- [Required task]:
The lines from the top of the material through the line with "const trendY = [1.75, 3.27];" are to be set down exactly. Leave the pictures out.

- [Provided information]:
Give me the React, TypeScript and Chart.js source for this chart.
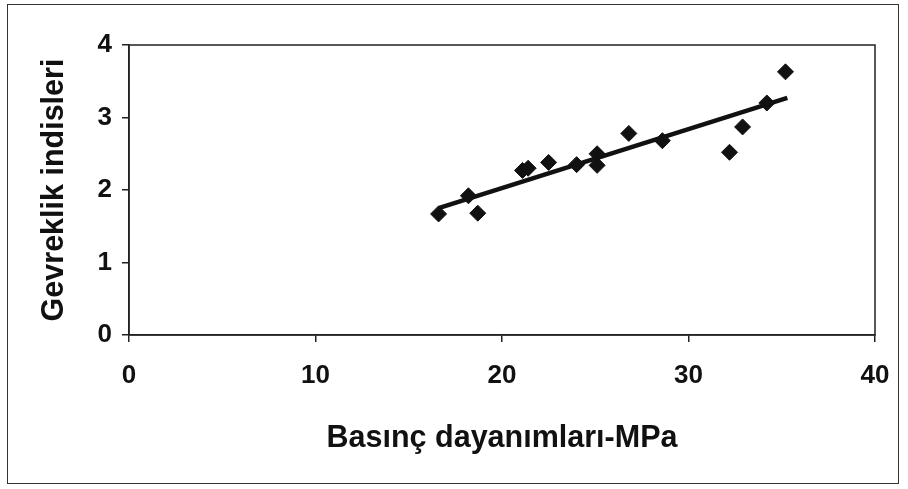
import { useEffect, useRef } from "react";
import { Chart, registerables } from "chart.js";

Chart.register(...registerables);

// Compressive strength (MPa) and brittleness index of the samples
const strength = [16.6, 18.2, 18.7, 21.1, 21.4, 22.5, 24.0, 25.1, 25.1, 26.8, 28.6, 32.2, 32.9, 34.2, 35.2];
const brittleness = [1.67, 1.92, 1.68, 2.27, 2.3, 2.38, 2.35, 2.5, 2.34, 2.78, 2.68, 2.52, 2.87, 3.2, 3.63];

// Linear trend line end points
const trendX = [16.6, 35.3];
const trendY = [1.75, 3.27];

const xTicks = [0, 10, 20, 30, 40];
const yTicks = [0, 1, 2, 3, 4];

const xTitle = "Basınç dayanımları-MPa";
const yTitle = "Gevreklik indisleri";

const FONT = "'Liberation Sans', Arial, Helvetica, sans-serif";
const INK = "#111111";

const W = 908;
const H = 489;
const PLOT_LEFT = 129;
const PLOT_RIGHT = 875;
const PLOT_TOP = 45;
const PLOT_BOTTOM = 335;

const frame = {
  id: "plotFrame",
  beforeDatasetsDraw(chart: any) {
    const { ctx, chartArea } = chart;
    ctx.save();
    ctx.strokeStyle = "#222222";
    ctx.lineWidth = 1.5;
    ctx.strokeRect(chartArea.left, chartArea.top, chartArea.right - chartArea.left, chartArea.bottom - chartArea.top);
    ctx.restore();
  },
};

export default function App() {
  const canvasRef = useRef<HTMLCanvasElement | null>(null);

  useEffect(() => {
    const canvas = canvasRef.current;
    if (!canvas) return;
    const points = strength.map((x, i) => ({ x, y: brittleness[i] }));
    const trend = trendX.map((x, i) => ({ x, y: trendY[i] }));

    const chart = new Chart(canvas, {
      type: "scatter",
      data: {
        datasets: [
          {
            type: "line",
            data: trend,
            borderColor: INK,
            borderWidth: 4.5,
            pointRadius: 0,
            fill: false,
            order: 2,
          },
          {
            data: points,
            pointStyle: "rectRot",
            pointRadius: 8,
            backgroundColor: INK,
            borderColor: INK,
            borderWidth: 1,
            order: 1,
          },
        ],
      },
      options: {
        responsive: false,
        animation: false,
        events: [],
        layout: { padding: { top: PLOT_TOP, right: W - PLOT_RIGHT, left: 0, bottom: 0 } },
        plugins: { legend: { display: false }, tooltip: { enabled: false } },
        scales: {
          x: {
            type: "linear",
            min: 0,
            max: 40,
            afterBuildTicks: (s: any) => {
              s.ticks = xTicks.map((v) => ({ value: v }));
            },
            afterFit: (s: any) => {
              s.height = H - PLOT_BOTTOM;
            },
            grid: { display: true, drawOnChartArea: false, drawTicks: true, tickLength: 7, color: "#222222", lineWidth: 1.5 },
            border: { display: true, color: "#222222", width: 1.5 },
            ticks: { color: INK, font: { family: FONT, size: 26, weight: "bold" }, padding: 18, maxRotation: 0 },
            title: {
              display: true,
              text: xTitle,
              color: INK,
              font: { family: FONT, size: 30.5, weight: "bold" },
              padding: { top: 0, bottom: 32 },
            },
          },
          y: {
            type: "linear",
            min: 0,
            max: 4,
            afterBuildTicks: (s: any) => {
              s.ticks = yTicks.map((v) => ({ value: v }));
            },
            afterFit: (s: any) => {
              s.width = PLOT_LEFT;
            },
            grid: { display: true, drawOnChartArea: false, drawTicks: true, tickLength: 7, color: "#222222", lineWidth: 1.5 },
            border: { display: true, color: "#222222", width: 1.5 },
            ticks: { color: INK, font: { family: FONT, size: 26, weight: "bold" }, padding: 10 },
            title: {
              display: true,
              text: yTitle,
              color: INK,
              font: { family: FONT, size: 30.5, weight: "bold" },
              padding: { top: 36, bottom: 0 },
            },
          },
        },
      },
      plugins: [frame],
    });
    return () => chart.destroy();
  }, []);

  return (
    <div style={{ position: "absolute", left: 0, top: 0, width: W, height: H }}>
      <div
        style={{
          position: "absolute",
          left: 7,
          top: 4,
          width: 892,
          height: 480,
          boxSizing: "border-box",
          border: "1.5px solid #333333",
        }}
      />
      <canvas
        ref={canvasRef}
        width={W}
        height={H}
        style={{ position: "absolute", left: 0, top: 0, width: W, height: H }}
      />
    </div>
  );
}
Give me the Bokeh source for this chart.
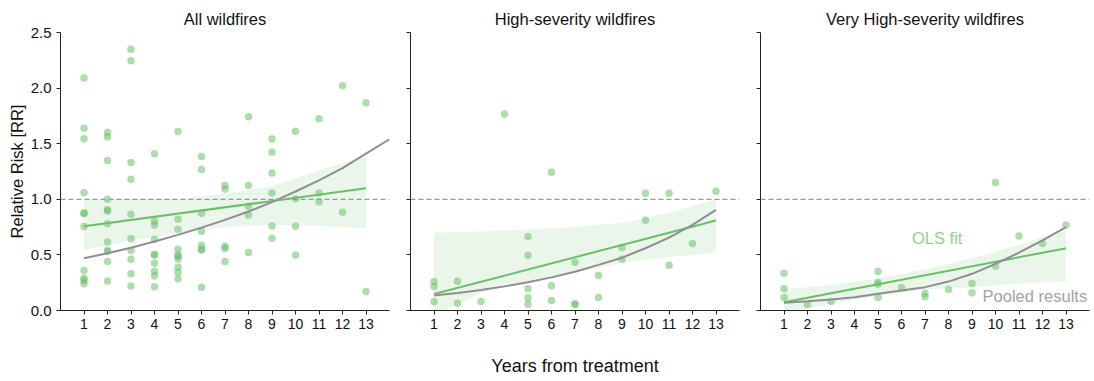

- [Answer for the task]:
Give me the React, TypeScript and Chart.js source for this chart.
import { useEffect, useRef } from "react";
import { Chart, registerables } from "chart.js";

Chart.register(...registerables);

// Compressive strength (MPa) and brittleness index of the samples
const strength = [16.6, 18.2, 18.7, 21.1, 21.4, 22.5, 24.0, 25.1, 25.1, 26.8, 28.6, 32.2, 32.9, 34.2, 35.2];
const brittleness = [1.67, 1.92, 1.68, 2.27, 2.3, 2.38, 2.35, 2.5, 2.34, 2.78, 2.68, 2.52, 2.87, 3.2, 3.63];

// Linear trend line end points
const trendX = [16.6, 35.3];
const trendY = [1.75, 3.27];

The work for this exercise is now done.